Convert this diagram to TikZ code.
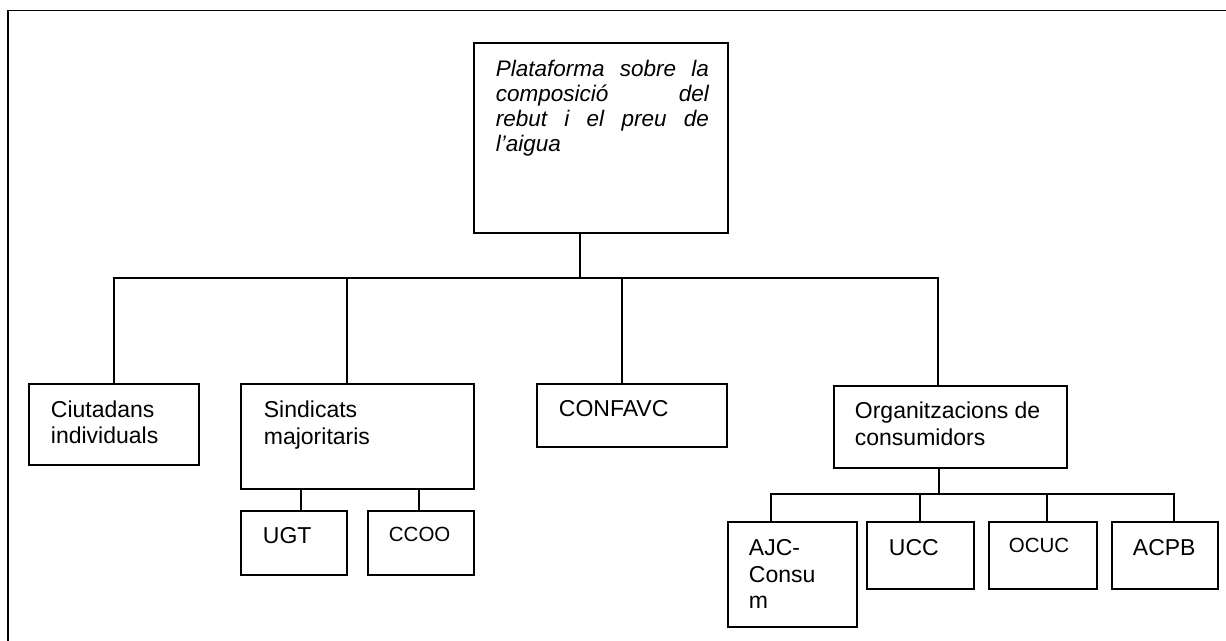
\documentclass[tikz,border=0pt]{standalone}
\usepackage{fontspec}
\setmainfont{Liberation Sans}
\usetikzlibrary{calc}
\begin{document}
\begin{tikzpicture}[x=1pt,y=-1pt,line width=1.8pt,
  box/.style={draw,rectangle,anchor=north west,inner sep=0pt,outer sep=0pt},
  txt/.style={anchor=north west,inner sep=0pt,align=left,font=\fontsize{23}{26.5}\selectfont},
  smalltxt/.style={anchor=north west,inner sep=0pt,align=left,font=\fontsize{20.5}{24}\selectfont},
  ittxt/.style={anchor=north west,inner sep=0pt,align=left,font=\fontsize{22.5}{25}\selectfont\itshape},
  link/.style={draw,line width=1.8pt}]
\useasboundingbox (0,0) rectangle (1226,640);
% frame (clipped by page)
\draw (8,641) -- (8,10.5) -- (1227,10.5);

% boxes
\node[box,minimum width=254pt,minimum height=190pt] (top) at (474,43) {};
\node[box,minimum width=170pt,minimum height=81pt] (ciu) at (29,384) {};
\node[box,minimum width=233pt,minimum height=105pt] (sin) at (241,384) {};
\node[box,minimum width=190pt,minimum height=63pt] (conf) at (537,384) {};
\node[box,minimum width=233pt,minimum height=82pt] (org) at (834,386) {};
\node[box,minimum width=106pt,minimum height=64pt] (ugt) at (241,511) {};
\node[box,minimum width=106pt,minimum height=64pt] (ccoo) at (368,511) {};
\node[box,minimum width=129pt,minimum height=105pt] (ajc) at (728,522) {};
\node[box,minimum width=107pt,minimum height=67pt] (ucc) at (867,522) {};
\node[box,minimum width=108pt,minimum height=67pt] (ocuc) at (989,522) {};
\node[box,minimum width=106pt,minimum height=67pt] (acpb) at (1112,522) {};

% texts
\node[ittxt] (ttop) at (495,59) {\rule{0pt}{17pt}\makebox[213pt][s]{Plataforma sobre la}\\
  \makebox[213pt][s]{composició del}\\
  \makebox[213pt][s]{rebut i el preu de}\\
  l’aigua};
\node[txt] (tciu) at (50,399.5) {\rule{0pt}{17pt}Ciutadans\\individuals};
\node[txt] (tsin) at (263,400) {\rule{0pt}{17pt}Sindicats\\majoritaris};
\node[txt] (tconf) at (558,399) {\rule{0pt}{17pt}CONFAVC};
\node[txt] (torg) at (854,401) {\rule{0pt}{17pt}Organitzacions de\\consumidors};
\node[txt] (tugt) at (262,526) {\rule{0pt}{17pt}UGT};
\node[smalltxt] (tccoo) at (388,526) {\rule{0pt}{15pt}CCOO};
\node[txt] (tajc) at (748,538) {\rule{0pt}{17pt}AJC-\\Consu\\m};
\node[txt] (tucc) at (888,538) {\rule{0pt}{17pt}UCC};
\node[smalltxt] (tocuc) at (1008,537) {\rule{0pt}{15pt}OCUC};
\node[txt] (tacpb) at (1132,538) {\rule{0pt}{17pt}ACPB};

% connectors, first level
\coordinate (hub) at (580,278);
\coordinate (j1) at (347,278);
\coordinate (j2) at (622,278);
\coordinate (j3) at (938,278);
\draw[link] (top.south -| hub) -- (hub);
\draw[link] (ciu.north) |- (j3) -- (j3 |- org.north);
\draw[link] (j1) -- (j1 |- sin.north);
\draw[link] (j2) -- (j2 |- conf.north);

% Sindicats children
\draw[link] ($(sin.south west)+(60,0)$) -- ($(ugt.north west)+(60,0)$);
\draw[link] ($(sin.south west)+(178,0)$) -- ($(ccoo.north west)+(51,0)$);

% Organitzacions children
\coordinate (k) at (939,494);
\coordinate (k1) at (771,494);
\coordinate (k2) at (920,494);
\coordinate (k3) at (1047,494);
\coordinate (k4) at (1174,494);
\draw[link] (org.south -| k) -- (k);
\draw[link] (k1 |- ajc.north) -- (k1) -- (k4) -- (k4 |- acpb.north);
\draw[link] (k2) -- (k2 |- ucc.north);
\draw[link] (k3) -- (k3 |- ocuc.north);
\end{tikzpicture}
\end{document}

__Work to complete__. Leave out any pictures and return exactly the lines from the beginning of the data through the line with "(8,10.5) -- (1227,10.5);", inclusive.

__Response for this exercise__.
Convert this diagram to TikZ code.
\documentclass[tikz,border=0pt]{standalone}
\usepackage{fontspec}
\setmainfont{Liberation Sans}
\usetikzlibrary{calc}
\begin{document}
\begin{tikzpicture}[x=1pt,y=-1pt,line width=1.8pt,
  box/.style={draw,rectangle,anchor=north west,inner sep=0pt,outer sep=0pt},
  txt/.style={anchor=north west,inner sep=0pt,align=left,font=\fontsize{23}{26.5}\selectfont},
  smalltxt/.style={anchor=north west,inner sep=0pt,align=left,font=\fontsize{20.5}{24}\selectfont},
  ittxt/.style={anchor=north west,inner sep=0pt,align=left,font=\fontsize{22.5}{25}\selectfont\itshape},
  link/.style={draw,line width=1.8pt}]
\useasboundingbox (0,0) rectangle (1226,640);
% frame (clipped by page)
\draw (8,641) -- (8,10.5) -- (1227,10.5);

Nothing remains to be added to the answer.